Analysts criticize
Ma’s cross-strait pacts
MANIPULATION: Critics said Ma Ying-jeou had
allowed China to gain the upper hand by ignoring the WTO’s mechanism option in
expanding cross-strait trade
By Chris Wang / Staff reporter
Taiwan Society president Chang
Yen-hsien, center, is flanked by former presidential advisor Huang Tien-lin,
right, and National Taiwan University economics professor Kenneth Lin at a forum
in Taipei yesterday discussing the impact of the cross-strait service trade
agreement. The forum was organized by the Taiwan Society.
Photo: Chien Jung-fong, Taipei Times
The Economic Cooperation Framework
Agreement (ECFA) and the recently signed service trade service agreement were
not necessary, because the WTO mechanism would be enough to deal with the
cross-strait trade relations, experts said yesterday, adding that the deals were
part of a carefully crafted plan by President Ma Ying-jeou (馬英九) and Beijing for
eventual unification.
“The essence of these trade agreements was 70 percent political and 30 percent
economic,” former presidential advisor Huang Tien-lin (黃天麟) told a symposium
organized by the Taiwan Society.
“I would say that the ECFA has been a ‘Trojan horse’ and represented ‘eventual
colonization framework arrangement’ which will lead to a peace agreement and
unification,” he said.
Huang said the service trade agreement, along with Ma’s planned free economic
pilot zones across the country and China’s Pingtan Comprehensive Experimental
Zone and Western Taiwan Straits Economic Zone, formed part of Beijing’s
strategic triangle between this year and 2016, with an aim of absorbing Taiwan.
The other sides of the triangle included the establishment of representative
offices on each other’s territory and the “one China” framework, which Ma’s
Chinese Nationalist Party (KMT) recently advocated in a meeting with Chinese
President Xi Jinping (習近平), Huang said.
The signing of these trade agreements will make the eventual one China market
inevitable because of the free flow of investment, personnel and products across
the Taiwan Strait, said Kenneth Lin (林向愷), an economist at National Taiwan
University.
Ma is responsible for its decision to make the Cross-Strait Economic Cooperation
Committee, which consists of government officials from Taiwan and China
designated to ECFA-related affairs, including trade disputes, an entity that
could not be monitored by the legislature, as well as negotiating for the
service trade pact before the trade in good pact — in reverse order from most
free-trade agreements, Lin said.
The president appeared to have intentionally avoided going through the WTO
mechanism, which is risks making the cross-strait trade ties a domestic affair,
he said, adding that the Ma administration has also made a fatal mistake by
focusing on the number of liberalized sectors.
While China has offered to liberalize 80 sectors, more than the 64 that Taiwan
has promised, liberalization of several critical sectors, such as banking, was
conditional and limited, Lin said.
For example, Taiwanese banks are allowed to establish branches and e-commerce
companies could operate only in Fujian Province.

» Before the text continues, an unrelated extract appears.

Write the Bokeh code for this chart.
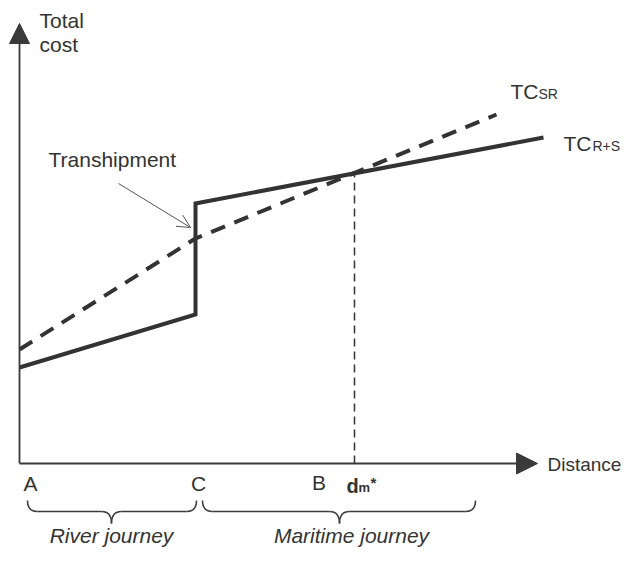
from bokeh.plotting import figure
from bokeh.models import Range1d, Arrow, NormalHead, OpenHead
from bokeh.core.properties import value
from bokeh.embed import file_html
from bokeh.resources import INLINE

# ---- data (abstract distance / cost units) ----
axis_x_end = 518
axis_y_end = 440

# TC_{R+S}: river leg, transhipment jump at C, then maritime leg
rs_x = [0, 176, 176, 524]
rs_y = [96, 149, 260, 326]
# TC_SR: direct river-sea
sr_x = [0, 176, 477]
sr_y = [114, 225, 349]
# break-even distance d_m* and its cost
dm_x = 335
dm_y = 290

# axis point labels
point_labels = ["A", "C", "B"]
point_label_x = [11, 179, 299.5]

# braces: start, end, tip
brace_starts = [8, 183]
brace_ends = [177, 456]
brace_tips = [92, 320]
journey_labels = ["River journey", "Maritime journey"]
journey_x = [92, 332]

FONT = value("Liberation Sans")
INK = "#333333"
AX = "#3a3a3a"

p = figure(width=622, height=551, x_range=Range1d(-19, 603), y_range=Range1d(-88, 463),
           output_backend="svg", toolbar_location=None,
           x_axis_location=None, y_axis_location=None,
           min_border=0, min_border_left=0, min_border_right=0,
           min_border_top=0, min_border_bottom=0)
p.grid.visible = False
p.outline_line_color = None
p.background_fill_color = "white"
p.border_fill_color = "white"

# axes with arrowheads
p.add_layout(Arrow(end=NormalHead(size=20, fill_color=AX, line_color=AX, line_width=1),
                   x_start=0, y_start=0, x_end=0, y_end=axis_y_end,
                   line_color=AX, line_width=1.8))
p.add_layout(Arrow(end=NormalHead(size=21, fill_color=AX, line_color=AX, line_width=1),
                   x_start=0, y_start=0, x_end=axis_x_end, y_end=0,
                   line_color=AX, line_width=1.8))

# cost curves
p.line(sr_x, sr_y, line_color=INK, line_width=4, line_dash="15 10")
p.line(rs_x, rs_y, line_color=INK, line_width=4, line_join="miter")

# d_m* drop line
p.line([dm_x, dm_x], [0, dm_y], line_color=INK, line_width=1.5, line_dash="8 5")

# transhipment annotation arrow
p.add_layout(Arrow(end=OpenHead(size=13, line_color="#555555", line_width=1),
                   x_start=99, y_start=280, x_end=rs_x[1] - 5, y_end=236,
                   line_color="#555555", line_width=1))

# braces
top, mid, tip, r = -37, -48, -60, 10
qx0, qy0, qx1, qy1, qcx, qcy = [], [], [], [], [], []
sx0, sy0, sx1, sy1 = [], [], [], []
for a, b, t in zip(brace_starts, brace_ends, brace_tips):
    qx0 += [a, t - r, t, b - r]
    qy0 += [top, mid, tip, mid]
    qx1 += [a + r, t, t + r, b]
    qy1 += [mid, tip, mid, top]
    qcx += [a, t, t, b]
    qcy += [mid, mid, mid, mid]
    sx0 += [a + r, t + r]
    sy0 += [mid, mid]
    sx1 += [t - r, b - r]
    sy1 += [mid, mid]
p.quadratic(x0=qx0, y0=qy0, x1=qx1, y1=qy1, cx=qcx, cy=qcy, line_color=AX, line_width=1.5)
p.segment(x0=sx0, y0=sy0, x1=sx1, y1=sy1, line_color=AX, line_width=1.5)

# texts
def txt(x, y, t, size, align="left", style="normal", color=INK):
    p.text(x=x, y=y, text=t, text_font=FONT, text_font_size=value(size),
           text_font_style=style, text_color=color, text_align=align,
           text_baseline="alphabetic")

txt([20, 20], [443, 419], ["Total", "cost"], "21px")
txt([29], [304], ["Transhipment"], "21px")
txt([528], [-1], ["Distance"], "19px")
txt([491], [372], ["TC"], "21px")
txt([519], [370], ["SR"], "14px")
txt([544], [320], ["TC"], "21px")
txt([573], [318], ["R+S"], "14px")
txt(point_label_x, [-20, -20, -19], point_labels, "21px", align="center")
txt([dm_x - 8], [-22], ["d"], "20px", style="bold")
txt([dm_x + 4], [-24], ["m"], "13px", style="bold")
txt([dm_x + 16], [-19], ["*"], "15px", style="bold")
txt(journey_x, [-72, -72], journey_labels, "21px", align="center", style="italic")

open("out.html", "w").write(file_html(p, INLINE))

The strategy aimed to incorporate Taiwanese businesses in Beijing’s Western
Taiwan Straits Economic Zone project and absorb investment, personnel and
know-how from Taiwan’s service providers, , the economicst said.
The Democratic Progressive Party’s (DPP) strategy for opposing the trade pact
has highlighted the opaque negotiation process, but failed to address the
agreement’s overall social impact, including erosion of the freedom of speech,
the influence of Beijing’s state capital and a potential monopsony, Lin said.
For example, Beijing could manipulate Taiwanese e-commerce service providers
with its control of the Internet content provider (ICP) licenses and dominate
Taiwan’s tourism market with increasing numbers of Chinese tourists, Lin said.
With numerous companies of state capital background, China could focus on
disrupting the Taiwanese market, if it wanted, without the pressure of
generating profits, he added.
Free trade has long been the DPP’s Achilles’ heel because cannot risk opposing
free trade outright, Lin said.
“However, when the benefit of free trade cannot be enjoyed by everyone and the
wealth gap keeps widening because of the system, the effect of engaging in a
free-trade system is questionable, let alone Taiwan’s wrong strategy in making
China — rather than the US, the EU or Japan — the top priority pursuing the
free-trade agreements,” he said.
The DPP should tackle that issue, Lin said.